JobProgressListener的scala源文件所在package:
package org.apache.spark.ui.jobs
以及文件开头对类的注释:
/**
* :: DeveloperApi ::
* Tracks task-level information to be displayed in the UI.
*
* All access to the data structures in this class must be synchronized on the
* class, since the UI thread and the EventBus loop may otherwise be reading and
* updating the internal data structures concurrently.
*/
@DeveloperApi
class JobProgressListener(conf: SparkConf) extends SparkListener with Logging {
......
从中可以看出,这个类主要是为UI服务的。其大致流程可以推测:ListenerBus在收到Job相关的消息或事件(最小到task级别)之后,调用JobProgressListener的相关Api更新Job的状态(包括Job, stage, task, ExecutorMetrics, BlockManager, Application)。
提供的接口如下(源码拷贝,也可参考官方Api文档):
override def onJobStart(jobStart: SparkListenerJobStart): Unit
override def onJobEnd(jobEnd: SparkListenerJobEnd): Unit
override def onStageCompleted(stageCompleted: SparkListenerStageCompleted): Unit
override def onStageSubmitted(stageSubmitted: SparkListenerStageSubmitted): Unit
override def onTaskStart(taskStart: SparkListenerTaskStart): Unit
override def onTaskGettingResult(taskGettingResult: SparkListenerTaskGettingResult)
override def onTaskEnd(taskEnd: SparkListenerTaskEnd): Unit
def updateAggregateMetrics(
stageData: StageUIData,
execId: String,
taskMetrics: TaskMetrics,
oldMetrics: Option[TaskMetricsUIData])
override def onExecutorMetricsUpdate(executorMetricsUpdate: SparkListenerExecutorMetricsUpdate)
override def onEnvironmentUpdate(environmentUpdate: SparkListenerEnvironmentUpdate)
override def onBlockManagerAdded(blockManagerAdded: SparkListenerBlockManagerAdded)
override def onBlockManagerRemoved(blockManagerRemoved: SparkListenerBlockManagerRemoved)
override def onApplicationStart(appStarted: SparkListenerApplicationStart)
override def onApplicationEnd(appEnded: SparkListenerApplicationEnd)
关于这个scala源文件中出现的一些我想顺带了解的问题:
- java里面的注释,@DeveloperApi
package org.apache.spark.annotation;
import java.lang.annotation.*;
/**
* A lower-level, unstable API intended for developers.
*
* Developer API's might change or be removed in minor versions of Spark.
*
* NOTE: If there exists a Scaladoc comment that immediately precedes this annotation, the first
* line of the comment must be ":: DeveloperApi ::" with no trailing blank line.
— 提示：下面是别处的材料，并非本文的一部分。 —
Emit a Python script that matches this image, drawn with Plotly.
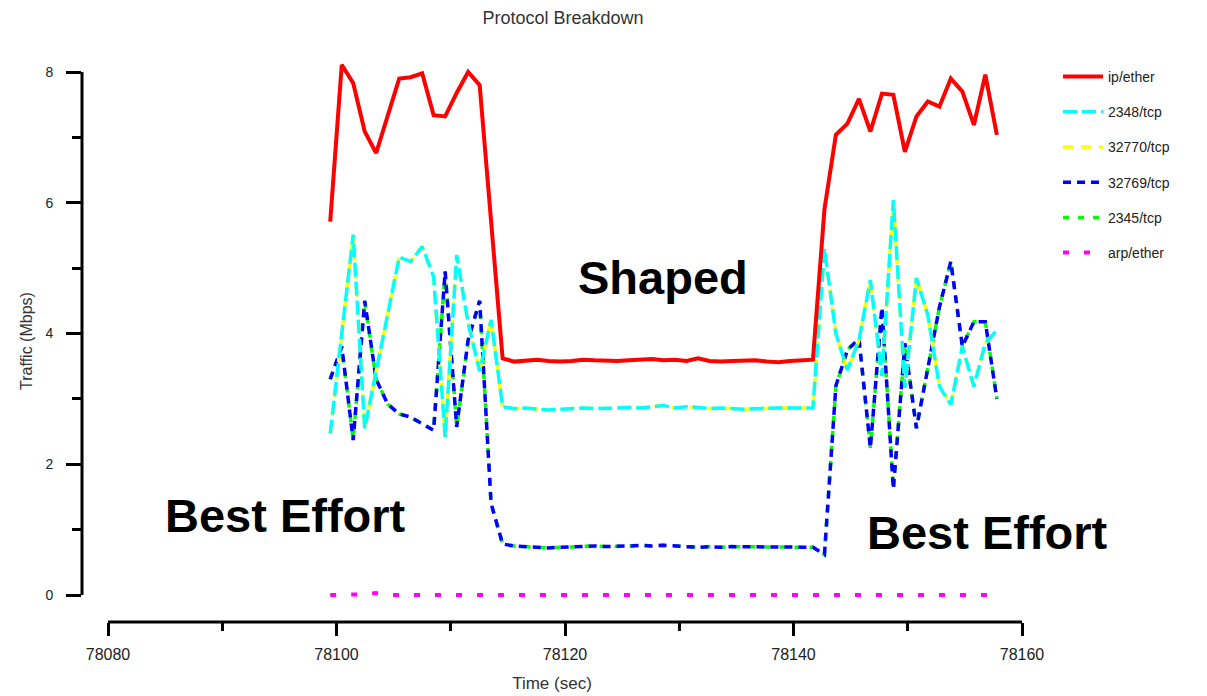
import plotly.graph_objects as go

# ---------------- data ----------------
time_sec = [
    78099.45, 78100.46, 78101.46, 78102.47, 78103.47, 78104.48, 78105.49, 78106.49,
    78107.50, 78108.50, 78109.51, 78110.52, 78111.52, 78112.53, 78113.53, 78114.54,
    78115.55, 78116.55, 78117.56, 78118.56, 78119.57, 78120.58, 78121.58, 78122.59,
    78123.59, 78124.60, 78125.61, 78126.61, 78127.62, 78128.62, 78129.63, 78130.64,
    78131.64, 78132.65, 78133.65, 78134.66, 78135.67, 78136.67, 78137.68, 78138.68,
    78139.69, 78140.70, 78141.70, 78142.71, 78143.71, 78144.72, 78145.73, 78146.73,
    78147.74, 78148.74, 78149.75, 78150.76, 78151.76, 78152.77, 78153.77, 78154.78,
    78155.79, 78156.79, 78157.80,
]

ip_ether = [
    5.71, 8.11, 7.83, 7.09, 6.76, 7.35, 7.90, 7.92, 7.98, 7.34, 7.32, 7.68, 8.00, 7.80, 5.75,
    3.62, 3.57, 3.58, 3.60, 3.58, 3.57, 3.58, 3.60, 3.59, 3.58, 3.58, 3.59, 3.60, 3.61,
    3.59, 3.60, 3.58, 3.62, 3.58, 3.57, 3.58, 3.59, 3.59, 3.57, 3.56, 3.58, 3.59, 3.60,
    5.90, 7.04, 7.21, 7.59, 7.09, 7.67, 7.65, 6.78, 7.32, 7.55, 7.47, 7.90, 7.70, 7.19,
    7.96, 7.04,
]

tcp_2348 = [
    2.47, 3.95, 5.51, 2.55, 3.40, 4.30, 5.17, 5.10, 5.33, 4.87, 2.42, 5.20, 4.16, 3.42,
    4.21, 2.88,
    2.85, 2.86, 2.84, 2.83, 2.84, 2.85, 2.86, 2.85, 2.85, 2.86, 2.87, 2.86, 2.88, 2.90,
    2.86, 2.88, 2.87, 2.85, 2.86, 2.85, 2.84, 2.85, 2.86, 2.86, 2.86, 2.86, 2.86,
    5.30, 4.00, 3.44, 3.90, 4.82, 3.35, 6.04, 3.17, 4.85, 4.28, 3.19, 2.91, 3.80, 3.19,
    3.85, 4.05,
]

tcp_32770 = [
    2.47, 3.95, 5.51, 2.55, 3.40, 4.30, 5.17, 5.10, 5.33, 4.87, 2.42, 5.20, 4.16, 3.42,
    4.21, 2.88,
    2.85, 2.86, 2.84, 2.83, 2.84, 2.85, 2.86, 2.85, 2.85, 2.86, 2.87, 2.86, 2.88, 2.90,
    2.86, 2.88, 2.87, 2.85, 2.86, 2.85, 2.84, 2.85, 2.86, 2.86, 2.86, 2.86, 2.86,
    5.30, 4.00, 3.44, 3.90, 4.82, 3.35, 6.04, 3.17, 4.85, 4.28, 3.19, 2.91, 3.80, 3.19,
    3.85, 4.05,
]

tcp_32769 = [
    3.30, 3.80, 2.37, 4.50, 3.30, 2.92, 2.77, 2.72, 2.62, 2.52, 4.95, 2.57, 3.90, 4.50,
    1.40, 0.78,
    0.75, 0.74, 0.73, 0.72, 0.73, 0.74, 0.74, 0.75, 0.74, 0.74, 0.75, 0.76, 0.75, 0.76,
    0.75, 0.74, 0.73, 0.74, 0.73, 0.74, 0.74, 0.74, 0.73, 0.73, 0.74, 0.74,
    0.73, 0.62, 3.20, 3.75, 3.92, 2.25, 4.40, 1.62, 3.85, 2.55, 3.50, 4.40, 5.10, 3.80,
    4.18, 4.18, 3.00,
]

tcp_2345 = [
    3.30, 3.80, 2.37, 4.50, 3.30, 2.92, 2.77, 2.72, 2.62, 2.52, 4.95, 2.57, 3.90, 4.50,
    1.40, 0.78,
    0.75, 0.74, 0.73, 0.72, 0.73, 0.74, 0.74, 0.75, 0.74, 0.74, 0.75, 0.76, 0.75, 0.76,
    0.75, 0.74, 0.73, 0.74, 0.73, 0.74, 0.74, 0.74, 0.73, 0.73, 0.74, 0.74,
    0.73, 0.62, 3.20, 3.75, 3.92, 2.25, 4.40, 1.62, 3.85, 2.55, 3.50, 4.40, 5.10, 3.80,
    4.18, 4.18, 3.00,
]

arp_ether = [
    0.0, 0.0, 0.0, 0.01, 0.03, 0.0, 0.0, 0.0, 0.0, 0.0, 0.0, 0.0, 0.0, 0.0, 0.0,
    0.0, 0.0, 0.0, 0.0, 0.0, 0.0, 0.0, 0.0, 0.0, 0.0, 0.0, 0.0, 0.0, 0.0, 0.0,
    0.0, 0.0, 0.0, 0.0, 0.0, 0.0, 0.0, 0.0, 0.0, 0.0, 0.0, 0.0, 0.0, 0.0, 0.0,
    0.0, 0.0, 0.0, 0.0, 0.0, 0.0, 0.0, 0.0, 0.0, 0.0, 0.0, 0.0, 0.0, 0.0,
]

x_ticks = [78080, 78100, 78120, 78140, 78160]
y_ticks = [0, 2, 4, 6, 8]

# ---------------- figure ----------------
FONT = "Liberation Sans, Arial, Helvetica, sans-serif"

series = [
    # (name, values, color, dash, width, legendrank)
    ("arp/ether", arp_ether, "#ff00ff", "6px,15px", 4, 6),
    ("2345/tcp", tcp_2345, "#00ff00", "6px,9px", 3.5, 5),
    ("32769/tcp", tcp_32769, "#0000ff", "8px,6px", 3.5, 4),
    ("32770/tcp", tcp_32770, "#ffff00", "10px,8px", 3.5, 3),
    ("2348/tcp", tcp_2348, "#00ffff", "14px,5px", 3.5, 2),
    ("ip/ether", ip_ether, "#ff0000", "solid", 4, 1),
]

fig = go.Figure()
for name, vals, color, dash, width, rank in series:
    fig.add_trace(go.Scatter(
        x=time_sec, y=vals, mode="lines", name=name,
        line=dict(color=color, dash=dash, width=width),
        legendgroup=name, legendrank=rank,
    ))

W, H = 1199, 688  # page body has an 8px margin
fig.update_layout(
    width=W, height=H,
    margin=dict(l=74, r=185, t=52, b=74, autoexpand=False),
    paper_bgcolor="white", plot_bgcolor="white",
    font=dict(family=FONT, color="#222222"),
    title=dict(text="Protocol Breakdown", x=555 / W, xanchor="center",
               y=1 - 10 / H, yanchor="middle",
               font=dict(size=18, color="#333333", family=FONT)),
    showlegend=True,
    legend=dict(x=(1050 - 74) / 940, xanchor="left", y=(614 - 53) / 562, yanchor="top",
                font=dict(size=14, color="#222222", family=FONT),
                tracegroupgap=14, itemwidth=40, bgcolor="rgba(0,0,0,0)"),
)

fig.update_xaxes(
    range=[78080 - 26 / 11.425, 78160], automargin=False,
    tickmode="array", tickvals=x_ticks, ticktext=[str(v) for v in x_ticks],
    ticks="outside", ticklen=13, tickwidth=3, tickcolor="black",
    minor=dict(dtick=10, tick0=78080, ticks="outside", ticklen=8, tickwidth=3, tickcolor="black"),
    showline=False, showgrid=False, zeroline=False,
    tickfont=dict(size=16, color="#222222"),
    ticklabelstandoff=5,
    title=dict(text="Time (sec)", font=dict(size=17, color="#333333"), standoff=14),
)

fig.update_yaxes(
    range=[-27 / 65.375, 8 + 12 / 65.375], automargin=False,
    tickmode="array", tickvals=y_ticks, ticktext=[str(v) for v in y_ticks],
    ticks="outside", ticklen=15, tickwidth=3, tickcolor="black",
    minor=dict(dtick=1, tick0=0, ticks="outside", ticklen=9, tickwidth=3, tickcolor="black"),
    showline=False, showgrid=False, zeroline=False,
    tickfont=dict(size=14, color="#222222"),
    ticklabelstandoff=10,
    title=dict(text="Traffic (Mbps)", font=dict(size=16, color="#333333"), standoff=8),
)

# axis lines (x-axis spans only the tick range, y-axis only 0..8)
fig.add_shape(type="line", xref="x", yref="paper", x0=x_ticks[0], x1=x_ticks[-1],
              y0=0, y1=0, line=dict(color="black", width=3))
fig.add_shape(type="line", xref="paper", yref="y", x0=0, x1=0,
              y0=y_ticks[0], y1=y_ticks[-1], line=dict(color="black", width=3))

ann_font = dict(family=FONT, size=47, color="black", weight="bold")
fig.add_annotation(x=78128.6, y=4.86, xref="x", yref="y", text="Shaped",
                   showarrow=False, font=ann_font, xanchor="center", yanchor="middle")
fig.add_annotation(x=78095.5, y=1.21, xref="x", yref="y", text="Best Effort",
                   showarrow=False, font=ann_font, xanchor="center", yanchor="middle")
fig.add_annotation(x=78157.0, y=0.96, xref="x", yref="y", text="Best Effort",
                   showarrow=False, font=ann_font, xanchor="center", yanchor="middle")

fig.write_html("out.html")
This is because
* of the known issue that Scaladoc displays only either the annotation or the comment, whichever
* comes first.
*/
@Retention(RetentionPolicy.RUNTIME)
@Target({ElementType.TYPE, ElementType.FIELD, ElementType.METHOD, ElementType.PARAMETER,
ElementType.CONSTRUCTOR, ElementType.LOCAL_VARIABLE, ElementType.PACKAGE})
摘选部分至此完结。